26 Ocak 2011 Çarşamba

DAL

Bir şey kuvvetle dürtüp de yazmaya oturduğumda klavyenin başındaki piyanist gibi hissediyorum kendimi.

Gerçek zamanda (sahnede) doğaçlamaya oturan bir piyanist.

Parmaklarım düşüncenin dolaysız uzantısı oluyor. Çalma-yazma zamanı içinde sonsuz ifade seçeneği arasından andan ana birini diğerlerine seçerek akıp gidiyor. Seçenekler aydınlatılmamış bir düzlüğe yayılırken onları şöyle bir yalayıp-tartıp uygun olanı bu parmaklar çekip çıkarıyor, ışığın altına getiriyor, parçanın parçası yapıyor.

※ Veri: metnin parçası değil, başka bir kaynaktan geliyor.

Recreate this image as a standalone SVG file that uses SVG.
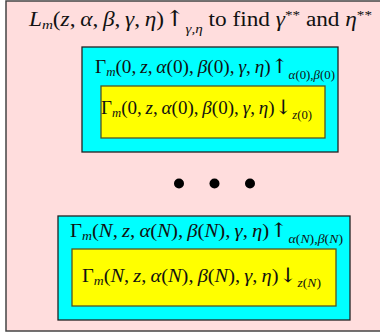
<svg xmlns="http://www.w3.org/2000/svg" width="380" height="334" viewBox="0 0 380 334">
<style>
.t{font-family:"Liberation Serif","DejaVu Serif",serif;fill:#111;}
.i{font-style:italic;}
.ar{font-family:"DejaVu Serif",serif;font-weight:200;}
.cyan{fill:#00ffff;stroke:#222;stroke-width:1.3;}
.yel{fill:#ffff00;stroke:#555522;stroke-width:1.3;}
.dot{fill:#000;}
</style>
<rect x="0" y="0" width="380" height="334" fill="#ffffff"/>
<rect x="6" y="1" width="380" height="330" fill="#ffdddd" stroke="#444" stroke-width="1.5"/>
<g id="title">
<text class="t" x="29" y="26" font-size="20" textLength="343" lengthAdjust="spacingAndGlyphs"><tspan class="i">L</tspan><tspan class="i" font-size="13" dy="3">m</tspan><tspan dy="-3">(</tspan><tspan class="i">z</tspan>,&#8201;<tspan class="i">α</tspan>,&#8201;<tspan class="i">β</tspan>,&#8201;<tspan class="i">γ</tspan>,&#8201;<tspan class="i">η</tspan>)<tspan class="ar" font-size="22">↑</tspan><tspan class="i" font-size="13" dy="7">γ,η</tspan><tspan dy="-7"> to find </tspan><tspan class="i">γ</tspan><tspan font-size="13" dy="-7">**</tspan><tspan dy="7"> and </tspan><tspan class="i">η</tspan><tspan font-size="13" dy="-7">**</tspan></text>
</g>
<g id="stage0">
<rect class="cyan" x="82" y="47" width="256" height="105"/>
<text class="t" x="95" y="73" font-size="18" textLength="240" lengthAdjust="spacingAndGlyphs">Γ<tspan class="i" font-size="12" dy="3">m</tspan><tspan dy="-3">(0,&#8201;</tspan><tspan class="i">z</tspan>,&#8201;<tspan class="i">α</tspan>(0),&#8201;<tspan class="i">β</tspan>(0),&#8201;<tspan class="i">γ</tspan>,&#8201;<tspan class="i">η</tspan>)<tspan class="ar" font-size="20">↑</tspan><tspan font-size="12" dy="6"><tspan class="i">α</tspan>(0),<tspan class="i">β</tspan>(0)</tspan></text>
</g>
<g id="stage0-inner">
<rect class="yel" x="101" y="86" width="224" height="52"/>
<text class="t" x="101" y="114" font-size="18" textLength="211" lengthAdjust="spacingAndGlyphs">Γ<tspan class="i" font-size="12" dy="3">m</tspan><tspan dy="-3">(0,&#8201;</tspan><tspan class="i">z</tspan>,&#8201;<tspan class="i">α</tspan>(0),&#8201;<tspan class="i">β</tspan>(0),&#8201;<tspan class="i">γ</tspan>,&#8201;<tspan class="i">η</tspan>)<tspan class="ar" font-size="20">↓</tspan><tspan font-size="12" dy="5"><tspan class="i">z</tspan>(0)</tspan></text>
</g>
<g id="ellipsis">
<circle class="dot" cx="179" cy="183.5" r="5"/>
<circle class="dot" cx="214.5" cy="183.5" r="5"/>
<circle class="dot" cx="250" cy="183.5" r="5"/>
</g>
<g id="stageN">
<rect class="cyan" x="58" y="216" width="292" height="104"/>
<text class="t" x="70" y="237" font-size="18" textLength="273" lengthAdjust="spacingAndGlyphs">Γ<tspan class="i" font-size="12" dy="3">m</tspan><tspan dy="-3">(</tspan><tspan class="i">N</tspan>,&#8201;<tspan class="i">z</tspan>,&#8201;<tspan class="i">α</tspan>(<tspan class="i">N</tspan>),&#8201;<tspan class="i">β</tspan>(<tspan class="i">N</tspan>),&#8201;<tspan class="i">γ</tspan>,&#8201;<tspan class="i">η</tspan>)<tspan class="ar" font-size="20">↑</tspan><tspan font-size="12" dy="6"><tspan class="i">α</tspan>(<tspan class="i">N</tspan>),<tspan class="i">β</tspan>(<tspan class="i">N</tspan>)</tspan></text>
</g>
<g id="stageN-inner">
<rect class="yel" x="72" y="249" width="264" height="57"/>
<text class="t" x="82" y="282" font-size="18" textLength="239" lengthAdjust="spacingAndGlyphs">Γ<tspan class="i" font-size="12" dy="3">m</tspan><tspan dy="-3">(</tspan><tspan class="i">N</tspan>,&#8201;<tspan class="i">z</tspan>,&#8201;<tspan class="i">α</tspan>(<tspan class="i">N</tspan>),&#8201;<tspan class="i">β</tspan>(<tspan class="i">N</tspan>),&#8201;<tspan class="i">γ</tspan>,&#8201;<tspan class="i">η</tspan>)<tspan class="ar" font-size="20">↓</tspan><tspan font-size="12" dy="5"><tspan class="i">z</tspan>(<tspan class="i">N</tspan>)</tspan></text>
</g>
</svg>
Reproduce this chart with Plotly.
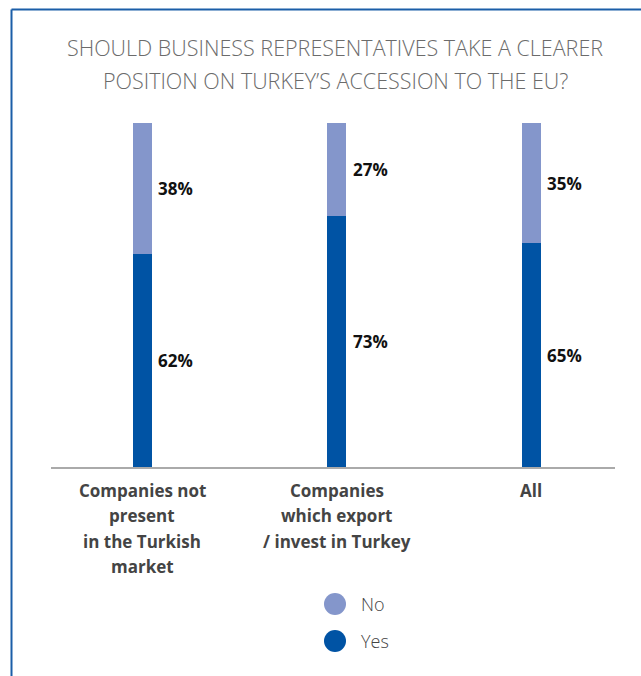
import plotly.graph_objects as go

categories = ["Companies not<br>present<br>in the Turkish<br>market",
              "Companies<br>which export<br>/ invest in Turkey",
              "All"]
yes_values = [62, 73, 65]
no_values = [38, 27, 35]
series_names = ["No", "Yes"]
title_lines = ["SHOULD BUSINESS REPRESENTATIVES TAKE A CLEARER",
               "POSITION ON TURKEY\u2019S ACCESSION TO THE EU?"]

YES_COLOR = "#0053a4"
NO_COLOR = "#8496cb"
FRAME_COLOR = "#1b5ea8"

W, H = 641, 676
L, R, T, B = 51, 26, 123, 209
PW, PH = W - L - R, H - T - B


def px(xp):
    return (xp - L) / PW


def py(yp):
    return (H - B - yp) / PH


xs = list(range(len(categories)))

fig = go.Figure()
fig.add_trace(go.Bar(x=xs, y=yes_values, name="Yes", marker_color=YES_COLOR,
                     width=0.098, showlegend=False, marker_line_width=0))
fig.add_trace(go.Bar(x=xs, y=no_values, name="No", marker_color=NO_COLOR,
                     width=0.098, showlegend=False, marker_line_width=0))

annotations = []
# value labels
for i, (yv, nv) in enumerate(zip(yes_values, no_values)):
    annotations.append(dict(x=i, y=yv / 2, xref="x", yref="y", text=f"<b>{yv}%</b>",
                            showarrow=False, xanchor="left", yanchor="middle", xshift=14,
                            font=dict(family="Open Sans", size=17, color="#111111")))
    annotations.append(dict(x=i, y=yv + nv / 2, xref="x", yref="y", text=f"<b>{nv}%</b>",
                            showarrow=False, xanchor="left", yanchor="middle", xshift=14,
                            font=dict(family="Open Sans", size=17, color="#111111")))

# category labels, one annotation per line
for i, cat in enumerate(categories):
    for j, line in enumerate(cat.split("<br>")):
        annotations.append(dict(x=i, y=0, xref="x", yref="y", text=f"<b>{line}</b>",
                                showarrow=False, xanchor="center", yanchor="middle",
                                yshift=-(23 + 25.5 * j),
                                font=dict(family="Open Sans", size=17, color="#444444")))

# title
for j, line in enumerate(title_lines):
    annotations.append(dict(x=px(335), y=py(47 + 33 * j), xref="paper", yref="paper",
                            text=line, showarrow=False, xanchor="center", yanchor="middle",
                            font=dict(family="Open Sans", size=21.5, color="#6b6b6b",
                                      weight=300)))

# legend (manual)
shapes = []
legend_colors = {"No": NO_COLOR, "Yes": YES_COLOR}
for j, name in enumerate(series_names):
    cy = 604 + 37 * j
    shapes.append(dict(type="circle", xref="paper", yref="paper",
                       x0=px(324), x1=px(346), y0=py(cy + 11), y1=py(cy - 11),
                       fillcolor=legend_colors[name], line=dict(width=0)))
    annotations.append(dict(x=px(359), y=py(cy), xref="paper", yref="paper", text=name,
                            showarrow=False, xanchor="left", yanchor="middle",
                            font=dict(family="Open Sans", size=18, color="#444444",
                                      weight=300)))

# frame
shapes.append(dict(type="line", xref="paper", yref="paper", x0=px(11.5), x1=px(645),
                   y0=py(9.5), y1=py(9.5), line=dict(color=FRAME_COLOR, width=2)))
shapes.append(dict(type="line", xref="paper", yref="paper", x0=px(11.5), x1=px(11.5),
                   y0=py(9.5), y1=py(680), line=dict(color=FRAME_COLOR, width=2)))

fig.update_layout(
    barmode="stack",
    width=W, height=H,
    margin=dict(l=L, r=R, t=T, b=B, pad=0),
    paper_bgcolor="white", plot_bgcolor="white",
    xaxis=dict(range=[-0.47, 2.43], showline=True, linecolor="#aaaaaa", linewidth=1.5,
               showticklabels=False, showgrid=False, zeroline=False, ticks=""),
    yaxis=dict(range=[0, 100], visible=False, showgrid=False, zeroline=False),
    annotations=annotations,
    shapes=shapes,
    showlegend=False,
)

fig.write_html("out.html", config={"displayModeBar": False},
               post_script="document.body.style.margin='0px';")
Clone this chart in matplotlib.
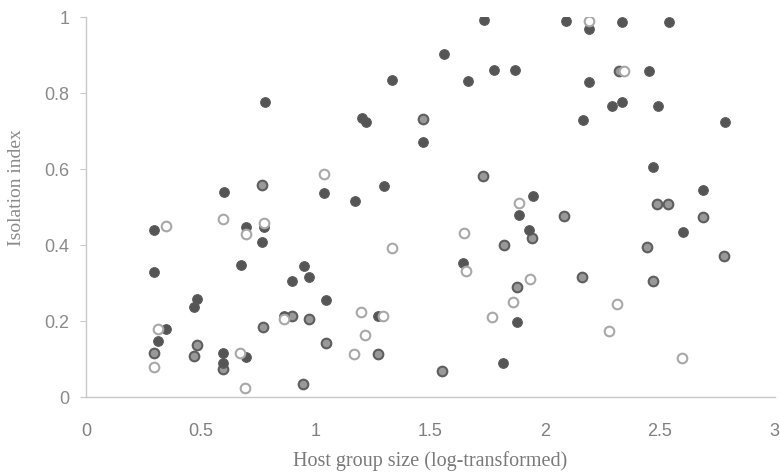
import matplotlib
matplotlib.use("Agg")
import matplotlib.pyplot as plt

# Solid symbols
filled_x = [0.78, 0.60, 0.296, 0.696, 0.774, 0.765, 0.296, 0.674, 0.950, 0.898, 0.973,
            0.485, 0.471, 0.347, 0.315, 0.595, 0.595, 0.696, 0.863,
            1.734, 1.560, 1.778, 1.871, 1.335, 1.663, 1.203, 1.220, 1.468, 1.037, 1.174,
            1.297, 1.946, 1.887, 1.932, 1.644, 1.044, 1.879, 1.271, 1.817,
            2.090, 2.192, 2.337, 2.542, 2.453, 2.193, 2.291, 2.337, 2.491, 2.167, 2.783,
            2.472, 2.690, 2.600]
filled_y = [0.777, 0.539, 0.439, 0.448, 0.447, 0.407, 0.330, 0.347, 0.346, 0.306, 0.315,
            0.258, 0.238, 0.178, 0.147, 0.117, 0.090, 0.106, 0.214,
            0.992, 0.903, 0.861, 0.861, 0.834, 0.832, 0.735, 0.725, 0.672, 0.536, 0.516,
            0.555, 0.530, 0.479, 0.439, 0.352, 0.255, 0.197, 0.213, 0.089,
            0.990, 0.968, 0.988, 0.987, 0.857, 0.828, 0.766, 0.777, 0.766, 0.728, 0.723,
            0.606, 0.545, 0.433]

# Grey symbols with a dark rim
ringed_x = [0.765, 0.296, 0.485, 0.471, 0.595, 0.773, 0.898, 0.973, 0.947,
            1.468, 1.728, 1.945, 1.821, 1.879, 1.044, 1.271, 1.551,
            2.322, 2.486, 2.537, 2.083, 2.687, 2.446, 2.779, 2.160, 2.469]
ringed_y = [0.558, 0.117, 0.137, 0.108, 0.075, 0.185, 0.214, 0.204, 0.034,
            0.732, 0.582, 0.419, 0.400, 0.289, 0.143, 0.112, 0.069,
            0.858, 0.507, 0.507, 0.477, 0.474, 0.396, 0.372, 0.317, 0.304]

# Open symbols
open_x = [0.349, 0.598, 0.696, 0.774, 0.315, 0.296, 0.671, 0.691, 0.863,
          1.037, 1.885, 1.647, 1.332, 1.656, 1.933, 1.862, 1.770, 1.197, 1.296,
          1.216, 1.169, 2.192, 2.345, 2.315, 2.280, 2.597]
open_y = [0.451, 0.468, 0.428, 0.459, 0.178, 0.078, 0.115, 0.025, 0.204,
          0.586, 0.511, 0.431, 0.393, 0.332, 0.310, 0.249, 0.210, 0.223, 0.213,
          0.162, 0.112, 0.990, 0.858, 0.245, 0.175, 0.102]

x_ticks = [0, 0.5, 1, 1.5, 2, 2.5, 3]
x_tick_labels = ["0", "0.5", "1", "1.5", "2", "2.5", "3"]
y_ticks = [0, 0.2, 0.4, 0.6, 0.8, 1]
y_tick_labels = ["0", "0.2", "0.4", "0.6", "0.8", "1"]

fig = plt.figure(figsize=(7.8, 4.75), dpi=100)
ax = fig.add_axes([86 / 780, 78 / 475, 688.5 / 780, 380 / 475])

ms = 48
ax.scatter(ringed_x, ringed_y, s=ms, facecolor="#999999", edgecolor="#5e5e5e",
           linewidths=1.5, zorder=3)
ax.scatter(filled_x, filled_y, s=ms, facecolor="#555555", edgecolor="#5a5a5a",
           linewidths=0.8, zorder=4)
ax.scatter(open_x, open_y, s=ms, facecolor="white", edgecolor="#a8a8a8",
           linewidths=1.5, zorder=5)

ax.set_xlim(0, 3)
ax.set_ylim(0, 1)

for side in ("top", "right"):
    ax.spines[side].set_visible(False)
for side in ("left", "bottom"):
    ax.spines[side].set_color("#c8c8c8")
    ax.spines[side].set_linewidth(1.0)

ax.set_xticks(x_ticks)
ax.set_xticklabels(x_tick_labels, family="Liberation Sans", fontsize=13, color="#808080")
ax.set_yticks(y_ticks)
ax.set_yticklabels(y_tick_labels, family="Liberation Sans", fontsize=13, color="#8a8a8a")
ax.tick_params(axis="x", length=0, pad=19)
ax.tick_params(axis="y", length=4, width=0.8, color="#c8c8c8", pad=8)

ax.set_xlabel("Host group size (log-transformed)", family="Liberation Serif",
              fontsize=14.5, color="#7a7a7a")
ax.xaxis.set_label_coords(0.5, -0.143)
ax.set_ylabel("Isolation index", family="Liberation Serif", fontsize=14,
              color="#8a8a8a")
ax.yaxis.set_label_coords(-0.088, 0.55)

fig.savefig("out.png", dpi=100)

Tatlı bir yamaçtaki oynak çakıllar üzerinde yalınayak koşmaya benziyor. Her an dağılabilecek kırılgan bir denge üzerinde inceliyor hareket. Fiil çekimleri süzülüyor, ekler tıraşlanıyor, çifte anlamların parlayıp sönüşü oyuna ekleniyor..

Dürtü ne kadar güçlüyse yazı da o kadar hazır çıkıyor. Olmuş ve dalından kendi ağırlığıyla kopmuş meyve gibi.

Yazıp başka hiçbir şeyinkine benzemeyen doygunlukla kalkıyorum.